• [TO DO]: Write out exactly the lines between the line containing "Give me the matplotlib source for this chart." and the line containing "plt.rcParams['font.family'] = ['Liberation", including both of those lines, and nothing more.

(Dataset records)
━━━━━━━━━━

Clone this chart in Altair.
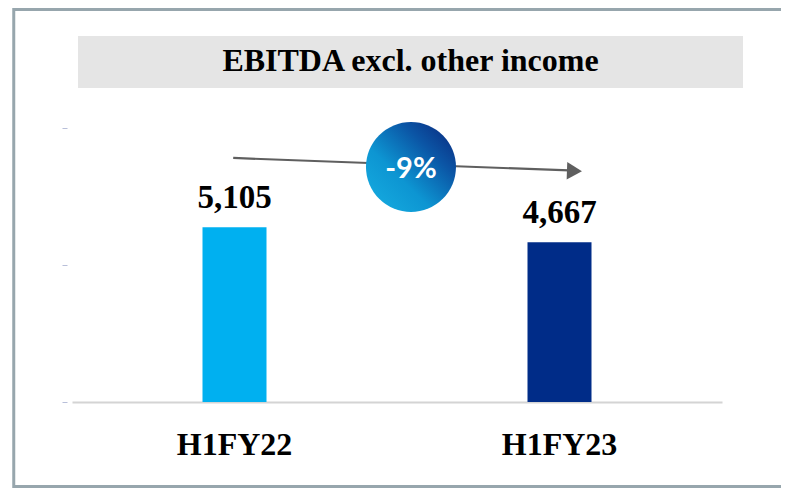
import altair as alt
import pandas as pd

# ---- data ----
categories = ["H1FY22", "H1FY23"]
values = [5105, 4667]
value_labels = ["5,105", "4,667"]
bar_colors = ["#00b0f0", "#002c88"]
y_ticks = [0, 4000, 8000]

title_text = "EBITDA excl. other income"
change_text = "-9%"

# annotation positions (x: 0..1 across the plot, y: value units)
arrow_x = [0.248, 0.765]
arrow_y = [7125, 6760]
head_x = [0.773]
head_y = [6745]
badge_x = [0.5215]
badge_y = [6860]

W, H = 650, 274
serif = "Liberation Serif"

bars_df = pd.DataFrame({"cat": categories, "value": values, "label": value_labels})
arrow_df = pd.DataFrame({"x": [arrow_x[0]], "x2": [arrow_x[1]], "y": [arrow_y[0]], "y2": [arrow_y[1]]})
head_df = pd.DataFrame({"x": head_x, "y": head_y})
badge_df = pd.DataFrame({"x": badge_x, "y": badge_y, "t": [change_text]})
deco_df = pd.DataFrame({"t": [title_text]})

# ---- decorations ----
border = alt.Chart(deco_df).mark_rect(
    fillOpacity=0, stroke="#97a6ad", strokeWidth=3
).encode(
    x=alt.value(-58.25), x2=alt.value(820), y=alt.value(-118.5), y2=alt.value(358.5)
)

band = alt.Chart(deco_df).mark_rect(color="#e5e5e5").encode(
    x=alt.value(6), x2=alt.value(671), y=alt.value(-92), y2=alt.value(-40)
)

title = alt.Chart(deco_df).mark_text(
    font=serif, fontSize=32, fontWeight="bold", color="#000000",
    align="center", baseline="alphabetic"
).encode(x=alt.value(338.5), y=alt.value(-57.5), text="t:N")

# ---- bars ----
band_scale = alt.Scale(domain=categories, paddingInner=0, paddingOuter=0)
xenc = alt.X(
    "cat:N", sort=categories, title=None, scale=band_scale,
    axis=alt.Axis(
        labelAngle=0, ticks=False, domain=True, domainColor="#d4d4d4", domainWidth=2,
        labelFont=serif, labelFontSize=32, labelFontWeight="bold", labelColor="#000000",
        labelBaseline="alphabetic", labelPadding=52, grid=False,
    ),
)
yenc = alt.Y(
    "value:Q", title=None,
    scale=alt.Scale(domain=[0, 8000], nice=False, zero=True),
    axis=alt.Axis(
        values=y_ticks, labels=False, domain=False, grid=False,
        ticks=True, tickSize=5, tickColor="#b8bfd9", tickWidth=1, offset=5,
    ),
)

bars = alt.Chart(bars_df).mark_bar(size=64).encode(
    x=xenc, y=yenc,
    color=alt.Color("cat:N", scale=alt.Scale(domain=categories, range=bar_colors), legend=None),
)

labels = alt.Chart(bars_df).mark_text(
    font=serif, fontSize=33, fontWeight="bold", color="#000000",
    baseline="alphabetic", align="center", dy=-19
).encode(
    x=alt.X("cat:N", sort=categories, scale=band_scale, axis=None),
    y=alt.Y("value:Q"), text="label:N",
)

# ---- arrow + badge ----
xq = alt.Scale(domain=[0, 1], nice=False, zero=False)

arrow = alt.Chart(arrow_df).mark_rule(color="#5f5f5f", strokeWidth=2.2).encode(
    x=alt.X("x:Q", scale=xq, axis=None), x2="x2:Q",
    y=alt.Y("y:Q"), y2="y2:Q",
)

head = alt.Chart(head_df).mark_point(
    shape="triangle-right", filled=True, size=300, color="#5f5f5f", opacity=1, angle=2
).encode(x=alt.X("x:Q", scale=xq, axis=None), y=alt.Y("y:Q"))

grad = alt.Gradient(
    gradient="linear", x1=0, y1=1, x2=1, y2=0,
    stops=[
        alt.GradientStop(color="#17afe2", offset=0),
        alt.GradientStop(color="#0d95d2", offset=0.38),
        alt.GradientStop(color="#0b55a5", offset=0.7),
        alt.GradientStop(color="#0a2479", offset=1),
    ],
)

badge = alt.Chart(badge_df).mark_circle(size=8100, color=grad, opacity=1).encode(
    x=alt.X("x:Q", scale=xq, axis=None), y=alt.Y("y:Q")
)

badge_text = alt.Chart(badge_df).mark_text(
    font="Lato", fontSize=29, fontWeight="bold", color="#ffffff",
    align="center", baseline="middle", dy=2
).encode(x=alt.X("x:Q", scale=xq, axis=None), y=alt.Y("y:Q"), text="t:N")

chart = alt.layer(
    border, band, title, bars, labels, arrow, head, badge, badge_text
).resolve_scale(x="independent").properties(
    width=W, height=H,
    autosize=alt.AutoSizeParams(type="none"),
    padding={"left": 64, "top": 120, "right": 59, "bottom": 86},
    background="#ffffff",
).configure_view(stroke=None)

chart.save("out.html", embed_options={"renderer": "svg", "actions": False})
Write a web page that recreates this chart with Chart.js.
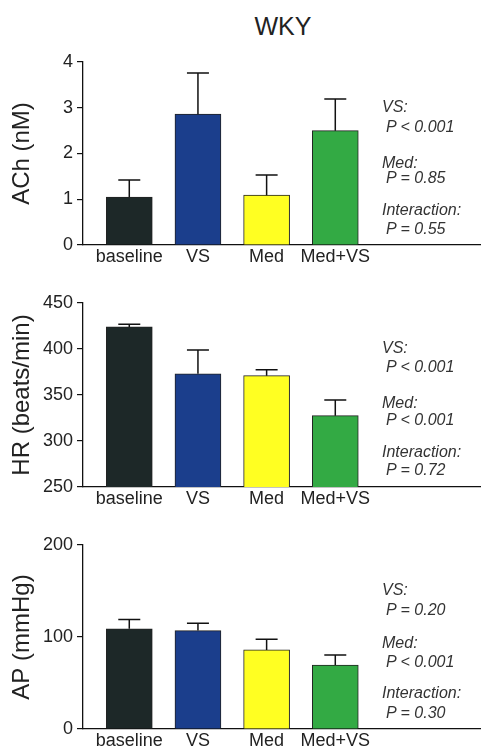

━━━━━━━━━━

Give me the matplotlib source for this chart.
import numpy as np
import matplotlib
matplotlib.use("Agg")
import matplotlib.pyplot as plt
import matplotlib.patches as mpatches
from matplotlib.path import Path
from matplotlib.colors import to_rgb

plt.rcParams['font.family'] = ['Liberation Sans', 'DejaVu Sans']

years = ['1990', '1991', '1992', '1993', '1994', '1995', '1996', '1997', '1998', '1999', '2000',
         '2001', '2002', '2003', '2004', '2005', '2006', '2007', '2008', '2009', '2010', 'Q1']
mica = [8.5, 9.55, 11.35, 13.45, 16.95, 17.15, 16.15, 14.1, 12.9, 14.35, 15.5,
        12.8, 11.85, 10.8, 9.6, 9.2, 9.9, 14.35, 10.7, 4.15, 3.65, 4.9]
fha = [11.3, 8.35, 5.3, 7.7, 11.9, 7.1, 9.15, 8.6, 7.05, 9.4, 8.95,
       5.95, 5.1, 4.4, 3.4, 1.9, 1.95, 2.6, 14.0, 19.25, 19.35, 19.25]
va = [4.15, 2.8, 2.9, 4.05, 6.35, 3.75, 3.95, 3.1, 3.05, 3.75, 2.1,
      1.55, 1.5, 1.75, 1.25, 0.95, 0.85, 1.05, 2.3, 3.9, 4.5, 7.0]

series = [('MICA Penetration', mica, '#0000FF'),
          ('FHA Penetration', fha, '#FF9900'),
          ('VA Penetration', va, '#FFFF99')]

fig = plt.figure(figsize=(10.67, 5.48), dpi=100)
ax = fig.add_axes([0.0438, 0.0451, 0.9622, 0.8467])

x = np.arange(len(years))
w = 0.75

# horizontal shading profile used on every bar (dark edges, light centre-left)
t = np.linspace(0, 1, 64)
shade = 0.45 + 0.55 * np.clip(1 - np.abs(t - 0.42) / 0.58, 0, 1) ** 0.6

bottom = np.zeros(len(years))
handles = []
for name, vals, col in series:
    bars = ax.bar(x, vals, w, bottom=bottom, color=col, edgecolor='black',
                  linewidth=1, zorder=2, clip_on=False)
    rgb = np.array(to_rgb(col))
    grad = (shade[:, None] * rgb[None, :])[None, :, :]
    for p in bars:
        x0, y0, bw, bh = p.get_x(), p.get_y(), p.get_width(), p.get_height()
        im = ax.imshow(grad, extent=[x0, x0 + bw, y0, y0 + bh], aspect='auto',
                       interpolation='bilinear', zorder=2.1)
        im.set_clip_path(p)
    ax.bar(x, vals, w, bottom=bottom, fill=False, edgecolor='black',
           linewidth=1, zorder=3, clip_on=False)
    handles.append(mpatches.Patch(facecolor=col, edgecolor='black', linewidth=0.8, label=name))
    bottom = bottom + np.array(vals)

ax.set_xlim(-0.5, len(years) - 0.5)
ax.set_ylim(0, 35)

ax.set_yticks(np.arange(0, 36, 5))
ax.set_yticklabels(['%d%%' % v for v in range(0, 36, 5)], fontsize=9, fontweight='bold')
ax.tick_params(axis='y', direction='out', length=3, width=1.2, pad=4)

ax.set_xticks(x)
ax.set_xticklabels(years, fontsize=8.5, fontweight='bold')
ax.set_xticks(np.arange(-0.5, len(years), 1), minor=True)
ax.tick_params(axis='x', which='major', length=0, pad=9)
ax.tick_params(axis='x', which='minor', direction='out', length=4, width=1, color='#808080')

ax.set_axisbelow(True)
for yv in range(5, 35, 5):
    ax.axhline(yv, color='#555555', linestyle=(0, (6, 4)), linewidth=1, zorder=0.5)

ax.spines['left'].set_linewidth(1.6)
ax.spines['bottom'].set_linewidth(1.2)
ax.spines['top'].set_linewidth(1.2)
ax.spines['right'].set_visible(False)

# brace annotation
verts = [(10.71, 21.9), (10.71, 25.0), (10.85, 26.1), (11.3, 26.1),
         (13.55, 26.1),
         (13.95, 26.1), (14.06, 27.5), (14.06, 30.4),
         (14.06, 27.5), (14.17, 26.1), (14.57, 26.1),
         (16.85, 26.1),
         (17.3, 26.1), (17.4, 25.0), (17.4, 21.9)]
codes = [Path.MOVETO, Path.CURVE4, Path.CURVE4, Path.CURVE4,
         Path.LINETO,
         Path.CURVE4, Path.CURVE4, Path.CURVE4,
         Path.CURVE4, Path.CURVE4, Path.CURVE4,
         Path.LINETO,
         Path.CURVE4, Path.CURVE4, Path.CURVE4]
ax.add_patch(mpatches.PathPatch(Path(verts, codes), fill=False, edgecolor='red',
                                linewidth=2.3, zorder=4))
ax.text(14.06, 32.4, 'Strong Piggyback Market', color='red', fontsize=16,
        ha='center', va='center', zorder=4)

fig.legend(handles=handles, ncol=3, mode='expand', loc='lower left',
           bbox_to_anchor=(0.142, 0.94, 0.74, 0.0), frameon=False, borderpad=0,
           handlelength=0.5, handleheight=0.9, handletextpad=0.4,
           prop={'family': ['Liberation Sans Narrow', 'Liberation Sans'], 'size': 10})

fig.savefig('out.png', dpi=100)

━━━━━━━━━━

• [RESPONSE]:
Give me the matplotlib source for this chart.
import numpy as np
import matplotlib
matplotlib.use("Agg")
import matplotlib.pyplot as plt
import matplotlib.patches as mpatches
from matplotlib.path import Path
from matplotlib.colors import to_rgb

plt.rcParams['font.family'] = ['Liberation Sans', 'DejaVu Sans']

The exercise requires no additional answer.